(Items from a dataset)
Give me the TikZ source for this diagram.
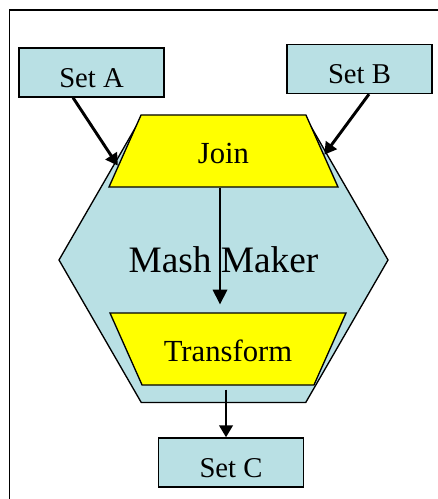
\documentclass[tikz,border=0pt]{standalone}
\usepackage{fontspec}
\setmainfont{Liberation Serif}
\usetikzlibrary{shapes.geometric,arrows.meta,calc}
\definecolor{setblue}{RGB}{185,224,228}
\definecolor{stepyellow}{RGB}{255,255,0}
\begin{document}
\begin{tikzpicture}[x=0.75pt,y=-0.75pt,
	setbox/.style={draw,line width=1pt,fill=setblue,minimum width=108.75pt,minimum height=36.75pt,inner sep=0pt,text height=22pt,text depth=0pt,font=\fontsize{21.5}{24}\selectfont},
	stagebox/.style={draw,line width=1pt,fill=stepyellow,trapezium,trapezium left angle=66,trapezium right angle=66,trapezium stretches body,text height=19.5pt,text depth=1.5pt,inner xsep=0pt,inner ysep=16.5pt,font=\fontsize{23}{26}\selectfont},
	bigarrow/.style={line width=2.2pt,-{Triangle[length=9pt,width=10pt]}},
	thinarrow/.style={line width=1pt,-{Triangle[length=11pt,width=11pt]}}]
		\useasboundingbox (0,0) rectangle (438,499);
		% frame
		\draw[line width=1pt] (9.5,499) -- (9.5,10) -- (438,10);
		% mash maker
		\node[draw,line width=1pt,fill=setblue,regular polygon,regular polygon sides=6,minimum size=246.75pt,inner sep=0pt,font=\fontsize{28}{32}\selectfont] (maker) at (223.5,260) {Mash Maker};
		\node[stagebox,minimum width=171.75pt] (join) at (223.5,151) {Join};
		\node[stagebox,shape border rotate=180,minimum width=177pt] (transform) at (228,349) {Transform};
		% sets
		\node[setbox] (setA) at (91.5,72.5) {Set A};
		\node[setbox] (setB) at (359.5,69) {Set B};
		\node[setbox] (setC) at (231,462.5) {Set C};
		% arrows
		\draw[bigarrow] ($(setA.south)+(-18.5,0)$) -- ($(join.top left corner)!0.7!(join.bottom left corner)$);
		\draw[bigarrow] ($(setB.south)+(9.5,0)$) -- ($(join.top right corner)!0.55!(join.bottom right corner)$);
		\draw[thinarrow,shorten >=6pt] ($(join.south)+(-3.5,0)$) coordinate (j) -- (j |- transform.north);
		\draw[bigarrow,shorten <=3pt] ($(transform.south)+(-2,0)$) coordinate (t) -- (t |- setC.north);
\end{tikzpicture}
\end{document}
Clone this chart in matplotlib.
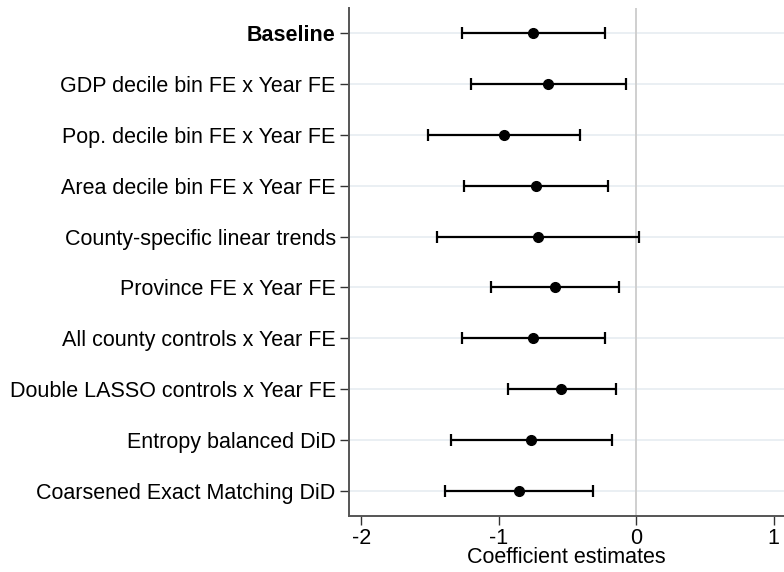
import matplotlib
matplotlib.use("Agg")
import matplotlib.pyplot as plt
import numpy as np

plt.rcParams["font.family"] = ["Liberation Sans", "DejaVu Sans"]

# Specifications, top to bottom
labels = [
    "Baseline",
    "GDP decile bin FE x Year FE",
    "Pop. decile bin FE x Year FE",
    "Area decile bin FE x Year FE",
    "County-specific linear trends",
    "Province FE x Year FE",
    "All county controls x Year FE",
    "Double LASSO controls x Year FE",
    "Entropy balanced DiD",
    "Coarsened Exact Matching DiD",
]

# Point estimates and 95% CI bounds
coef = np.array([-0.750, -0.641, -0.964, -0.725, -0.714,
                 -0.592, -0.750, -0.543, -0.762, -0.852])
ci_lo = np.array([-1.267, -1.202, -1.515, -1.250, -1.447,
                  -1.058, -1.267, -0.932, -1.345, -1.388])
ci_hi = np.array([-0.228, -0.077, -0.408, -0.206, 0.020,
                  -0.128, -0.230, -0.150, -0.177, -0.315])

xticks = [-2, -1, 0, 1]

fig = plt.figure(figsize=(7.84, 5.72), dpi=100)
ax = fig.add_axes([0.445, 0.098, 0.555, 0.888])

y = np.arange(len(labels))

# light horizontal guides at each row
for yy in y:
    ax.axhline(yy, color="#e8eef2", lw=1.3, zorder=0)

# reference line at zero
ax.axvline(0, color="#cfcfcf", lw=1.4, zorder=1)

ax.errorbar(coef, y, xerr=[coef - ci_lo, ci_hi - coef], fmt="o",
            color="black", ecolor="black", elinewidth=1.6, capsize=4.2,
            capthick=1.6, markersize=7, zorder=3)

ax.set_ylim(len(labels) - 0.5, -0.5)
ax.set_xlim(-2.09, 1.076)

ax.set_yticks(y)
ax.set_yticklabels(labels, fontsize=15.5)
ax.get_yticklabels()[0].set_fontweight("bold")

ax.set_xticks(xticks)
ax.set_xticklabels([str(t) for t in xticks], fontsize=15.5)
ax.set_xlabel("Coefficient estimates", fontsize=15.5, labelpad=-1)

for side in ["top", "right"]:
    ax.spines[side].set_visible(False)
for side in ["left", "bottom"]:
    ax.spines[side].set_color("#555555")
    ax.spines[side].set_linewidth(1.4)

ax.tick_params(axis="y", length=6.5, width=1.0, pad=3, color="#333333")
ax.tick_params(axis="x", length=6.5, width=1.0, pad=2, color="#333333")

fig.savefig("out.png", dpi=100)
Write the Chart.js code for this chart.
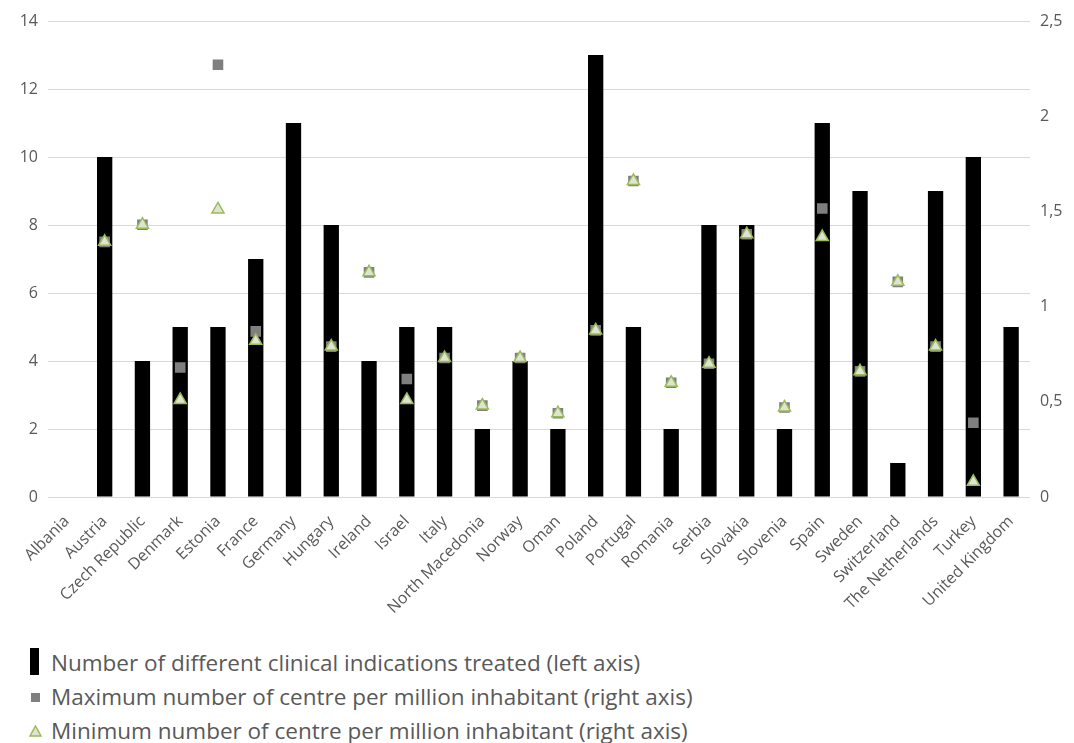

- [GIVEN INSTRUCTION]:
All of the records need repeating exactly, except for the pictures.

- [ANSWER IN FULL]:
Give me the TikZ source for this diagram.
\documentclass[tikz,border=0pt]{standalone}
\usepackage{fontspec}
\setmainfont{Liberation Serif}
\usetikzlibrary{shapes.geometric,arrows.meta,calc}
\definecolor{setblue}{RGB}{185,224,228}
\definecolor{stepyellow}{RGB}{255,255,0}
\begin{document}
\begin{tikzpicture}[x=0.75pt,y=-0.75pt,
	setbox/.style={draw,line width=1pt,fill=setblue,minimum width=108.75pt,minimum height=36.75pt,inner sep=0pt,text height=22pt,text depth=0pt,font=\fontsize{21.5}{24}\selectfont},
	stagebox/.style={draw,line width=1pt,fill=stepyellow,trapezium,trapezium left angle=66,trapezium right angle=66,trapezium stretches body,text height=19.5pt,text depth=1.5pt,inner xsep=0pt,inner ysep=16.5pt,font=\fontsize{23}{26}\selectfont},
	bigarrow/.style={line width=2.2pt,-{Triangle[length=9pt,width=10pt]}},
	thinarrow/.style={line width=1pt,-{Triangle[length=11pt,width=11pt]}}]
		\useasboundingbox (0,0) rectangle (438,499);
		% frame
		\draw[line width=1pt] (9.5,499) -- (9.5,10) -- (438,10);
		% mash maker
		\node[draw,line width=1pt,fill=setblue,regular polygon,regular polygon sides=6,minimum size=246.75pt,inner sep=0pt,font=\fontsize{28}{32}\selectfont] (maker) at (223.5,260) {Mash Maker};
		\node[stagebox,minimum width=171.75pt] (join) at (223.5,151) {Join};
		\node[stagebox,shape border rotate=180,minimum width=177pt] (transform) at (228,349) {Transform};
		% sets
		\node[setbox] (setA) at (91.5,72.5) {Set A};
		\node[setbox] (setB) at (359.5,69) {Set B};
		\node[setbox] (setC) at (231,462.5) {Set C};
		% arrows
		\draw[bigarrow] ($(setA.south)+(-18.5,0)$) -- ($(join.top left corner)!0.7!(join.bottom left corner)$);
		\draw[bigarrow] ($(setB.south)+(9.5,0)$) -- ($(join.top right corner)!0.55!(join.bottom right corner)$);
		\draw[thinarrow,shorten >=6pt] ($(join.south)+(-3.5,0)$) coordinate (j) -- (j |- transform.north);
		\draw[bigarrow,shorten <=3pt] ($(transform.south)+(-2,0)$) coordinate (t) -- (t |- setC.north);
\end{tikzpicture}
\end{document}
Clone this chart in matplotlib.
import matplotlib
matplotlib.use("Agg")
import matplotlib.pyplot as plt
import numpy as np

plt.rcParams["font.family"] = ["Liberation Sans", "DejaVu Sans"]

# Specifications, top to bottom
labels = [
    "Baseline",
    "GDP decile bin FE x Year FE",
    "Pop. decile bin FE x Year FE",
    "Area decile bin FE x Year FE",
    "County-specific linear trends",
    "Province FE x Year FE",
    "All county controls x Year FE",
    "Double LASSO controls x Year FE",
    "Entropy balanced DiD",
    "Coarsened Exact Matching DiD",
]

# Point estimates and 95% CI bounds
coef = np.array([-0.750, -0.641, -0.964, -0.725, -0.714,
                 -0.592, -0.750, -0.543, -0.762, -0.852])
ci_lo = np.array([-1.267, -1.202, -1.515, -1.250, -1.447,
                  -1.058, -1.267, -0.932, -1.345, -1.388])
ci_hi = np.array([-0.228, -0.077, -0.408, -0.206, 0.020,
                  -0.128, -0.230, -0.150, -0.177, -0.315])

xticks = [-2, -1, 0, 1]

fig = plt.figure(figsize=(7.84, 5.72), dpi=100)
ax = fig.add_axes([0.445, 0.098, 0.555, 0.888])

y = np.arange(len(labels))

# light horizontal guides at each row
for yy in y:
    ax.axhline(yy, color="#e8eef2", lw=1.3, zorder=0)

# reference line at zero
ax.axvline(0, color="#cfcfcf", lw=1.4, zorder=1)

ax.errorbar(coef, y, xerr=[coef - ci_lo, ci_hi - coef], fmt="o",
            color="black", ecolor="black", elinewidth=1.6, capsize=4.2,
            capthick=1.6, markersize=7, zorder=3)

ax.set_ylim(len(labels) - 0.5, -0.5)
ax.set_xlim(-2.09, 1.076)

ax.set_yticks(y)
ax.set_yticklabels(labels, fontsize=15.5)
ax.get_yticklabels()[0].set_fontweight("bold")

ax.set_xticks(xticks)
ax.set_xticklabels([str(t) for t in xticks], fontsize=15.5)
ax.set_xlabel("Coefficient estimates", fontsize=15.5, labelpad=-1)

for side in ["top", "right"]:
    ax.spines[side].set_visible(False)
for side in ["left", "bottom"]:
    ax.spines[side].set_color("#555555")
    ax.spines[side].set_linewidth(1.4)

ax.tick_params(axis="y", length=6.5, width=1.0, pad=3, color="#333333")
ax.tick_params(axis="x", length=6.5, width=1.0, pad=2, color="#333333")

fig.savefig("out.png", dpi=100)
Write the Chart.js code for this chart.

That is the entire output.